Web services need push from the top, experts say

By Jason Miller, GCN Staff

The cicada-like buzz over Web services during the past year will be nothing but background noise until the CIO Council and the Office of Management and Budget make Web services an official part of how the government does business, OMB’s former IT chief says.

Mark Forman, former OMB administrator for e-government and IT, said the move to Web services through a service-oriented architecture would save the government tens of millions of dollars and ensure security.

It also would deliver better services to citizens by letting agencies share software for similar operations rather than buying new licenses and customizing code.

But many agencies have been reluctant to give up control of their software and don’t fully understand the details of the service-sharing architecture, he said.

“Agencies must decide whether they want to own and manage their own applications and software code or do the function through Web services,” said Forman, now executive vice president of Cassatt Corp. of Menlo Park, Calif. “OMB needs to say, ‘Use Web services,’ and build a policy around it.”

Venkatapathi Puvvada, chief technology officer for Unisys Corp.’s global public sector unit, said agencies are showing a lot of interest in using Web services.

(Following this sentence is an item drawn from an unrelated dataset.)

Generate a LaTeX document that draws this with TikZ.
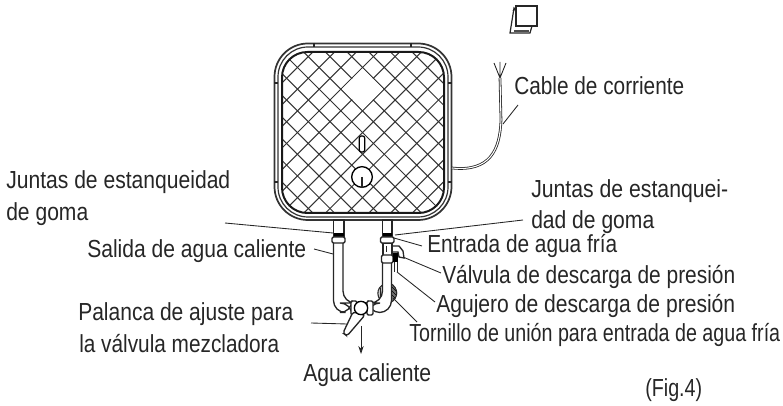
\documentclass[tikz,border=0pt]{standalone}
\usepackage{graphicx}
\usepackage{fontspec}
\setmainfont{Liberation Sans}
\usetikzlibrary{arrows.meta}
\newsavebox{\fitbox}
\newcommand{\fitlab}[2]{\sbox{\fitbox}{#2}\pgfmathsetmacro{\fitr}{#1*0.75/(\wd\fitbox/1pt)}\scalebox{\fitr}[1]{#2}}
\tikzset{
 lab/.style={anchor=base west,inner sep=0pt,font=\fontsize{18.5pt}{20pt}\selectfont,text=black!85},
 lead/.style={draw=black!85,line width=0.65pt},
 ln/.style={draw=black!85,line width=0.9pt},
 thick line/.style={draw=black!90,line width=1.5pt},
 pipe/.style={draw=black!85,line width=1pt,fill=white},
}
\begin{document}
\begin{tikzpicture}[x=0.75pt,y=-0.75pt]
\useasboundingbox (0,0) rectangle (783,406);
% tank
\draw[draw=black!80,line width=1.3pt,fill=white,rounded corners=25] (274.5,43.5) rectangle (451.5,220);
\draw[draw=black!80,line width=0.9pt,rounded corners=22.5] (278,47) rectangle (448,217);
\begin{scope}
\clip[rounded corners=19] (282,52) rectangle (444,213);
\foreach \k in {-12,...,12}{
  \draw[draw=black!80,line width=0.75pt] (270,{116.6+21.7*\k}) -- ++(200,-200);
  \draw[draw=black!80,line width=0.75pt] (270,{40-21.7*\k}) -- ++(200,200);
}
\fill[white] (362.6,68.6) -- (383.2,89.2) -- (362.6,109.8) -- (342,89.2) -- cycle;
\end{scope}
\draw[thick line,rounded corners=19] (282,52) rectangle (444,213);
\draw[ln] (314,43) -- (314,47) (411,43) -- (411,47) (274,83) -- (278,83) (448,83) -- (452,83)
  (274,182) -- (278,182) (448,182) -- (452,182);
% tank marks
\node[draw=black,line width=0.9pt,fill=white,rounded corners=1.5,minimum width=4pt,minimum height=12pt,inner sep=0pt] (slot) at (362,144) {};
\node[draw=black,line width=1pt,fill=white,circle,minimum size=15.5pt,inner sep=0pt] (knob) at (362,177) {};
\draw[ln] (knob.center) -- (knob.south);
% icon
\draw[ln,fill=white] (514,8) -- (510,33) -- (530,33) -- (532,26) -- cycle;
\draw[ln,fill=white] (516,6) rectangle (537,26);
\draw[ln] (513,11) -- (516,8);
\fill[black!70] (514,30) rectangle (529,32);
% cable
\coordinate (cabA) at (452,168);
\coordinate (cabB) at (500,78);
\draw[draw=black!85,line width=2pt] (cabA) .. controls (490,172) and (500,150) .. (501,120) -- (cabB);
\draw[draw=white,line width=0.8pt] (cabA) .. controls (490,172) and (500,150) .. (501,120) -- (cabB);
\draw[lead] (cabB) -- (494,63) (cabB) -- (500,62) (cabB) -- (506,63);
% coil behind
\draw[draw=black!85,line width=0.8pt,fill=black!20] (385,284) .. controls (375,287) and (376,300) .. (385,303) -- cycle;
\draw[draw=black!85,line width=0.5pt] (380,288) -- (380,299);
\draw[draw=black!85,line width=0.8pt,fill=black!55] (390,283) .. controls (399,288) and (399,298) .. (390,303) -- cycle;
\draw[draw=black,line width=0.5pt] (392,287) -- (396,291) (392,291) -- (396,295) (392,295) -- (395,298);
% left pipe
\draw[pipe] (333.5,220) rectangle (344,236);
\fill[black] (333.5,233) rectangle (344,237);
\draw[pipe,rounded corners=9] (333.5,243) -- (333.5,312.5) -- (352,312.5) -- (352,303) -- (343,303) -- (343,243);
\draw[pipe,rounded corners=1] (332,237) rectangle (345,243);
% right pipe
\draw[pipe] (382.5,220) rectangle (392,236);
\fill[black] (382.5,233) rectangle (392,237);
\draw[pipe] (383,243) rectangle (392,256);
\draw[pipe,rounded corners=9] (382.5,262) -- (382.5,303) -- (368,303) -- (368,312.5) -- (391.5,312.5) -- (391.5,262);
\draw[pipe,rounded corners=1] (380.5,237) rectangle (394,243);
\draw[pipe,rounded corners=1] (381.5,255) rectangle (393,263);
% valve pieces
\draw[pipe] (393,246) -- (399,246) -- (403,251) -- (404,258) -- (399,257) -- (398,252) -- (393,252);
\fill[black] (393,253) rectangle (398,262);
\draw[lead] (394,262) -- (394,272) (397,262) -- (397,272);
\draw[lead] (386,246) -- (386,252);
% mixing valve
\draw[pipe] (352,303) rectangle (368,312.5);
\draw[pipe,rounded corners=1] (351,301) rectangle (357,315);
\draw[pipe,rounded corners=1] (367,301) rectangle (373,315);
\draw[pipe,rounded corners=2] (353,312) -- (343,333) -- (347,336) -- (365,315) -- cycle;
\node[draw=black,line width=1pt,fill=white,circle,minimum size=10pt,inner sep=0pt] (vk) at (361,308) {};
\coordinate (outA) at (361,326);
\coordinate (outB) at (361,354);
\draw[lead,-{Stealth[length=6pt,width=4pt]}] (outA) -- (outB);
% labels
\node[lab] (t1) at (6,189) {\fitlab{224}{Juntas de estanqueidad}};
\node[lab] (t2) at (6,221) {\fitlab{82}{de goma}};
\node[lab] (t3) at (531,198) {\fitlab{197}{Juntas de estanquei-}};
\node[lab] (t4) at (531,229) {\fitlab{123}{dad de goma}};
\node[lab] (t5) at (427,253) {\fitlab{190}{Entrada de agua fría}};
\node[lab] (t6) at (87,258) {\fitlab{219}{Salida de agua caliente}};
\node[lab] (t7) at (442,284) {\fitlab{293}{Válvula de descarga de presión}};
\node[lab] (t8) at (436,313) {\fitlab{299}{Agujero de descarga de presión}};
\node[lab] (t9) at (409,342) {\fitlab{371}{Tornillo de unión para entrada de agua fría}};
\node[lab] (t10) at (78,321) {\fitlab{215}{Palanca de ajuste para}};
\node[lab] (t11) at (79,353) {\fitlab{200}{la válvula mezcladora}};
\node[lab] (t12) at (303,382) {\fitlab{128}{Agua caliente}};
\node[lab] (t13) at (645,397) {\fitlab{57}{(Fig.4)}};
\node[lab] (t14) at (514,95) {\fitlab{170}{Cable de corriente}};
% leaders
\foreach \a/\b/\c/\d in {225/223/333/233, 523/220/395/235, 314/249/333/254, 394/238/422/246, 403/257/441/273, 397/272/435/302, 393/298/417/322, 311/323/347/324, 518/105/503/124}{
  \draw[lead] (\a,\b) -- (\c,\d);
}
\end{tikzpicture}
\end{document}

But OMB, the General Services Administration and other agencies need to first adopt open standards such as the Universal Description, Discovery and Integration protocol, Web Services Directory Language and Simple Object Access Protocol, he said.

Agencies also should provide incentives to get software vendors to follow the standards, he said.

“There has to be a lot of critical mass to embrace these standards,” Puvvada said. “There needs to be more detail in the Federal Enterprise Architecture and the rationalization of components so agencies know what they are and how they work.”

Reusable components

The CIO Council’s Architecture and Infrastructure Committee is finalizing a white paper on reusable components that will give agencies a strategy on how to more easily share software.

A component is anything from basic computer code for a simple function to an entire application performing multiple, complex functions.

Kim Nelson, the co-chairwoman of the committee and Environmental Protection Agency CIO, said OMB is reviewing the paper. After OMB’s analysis, the council’s executive committee will complete the paper and send it to agencies.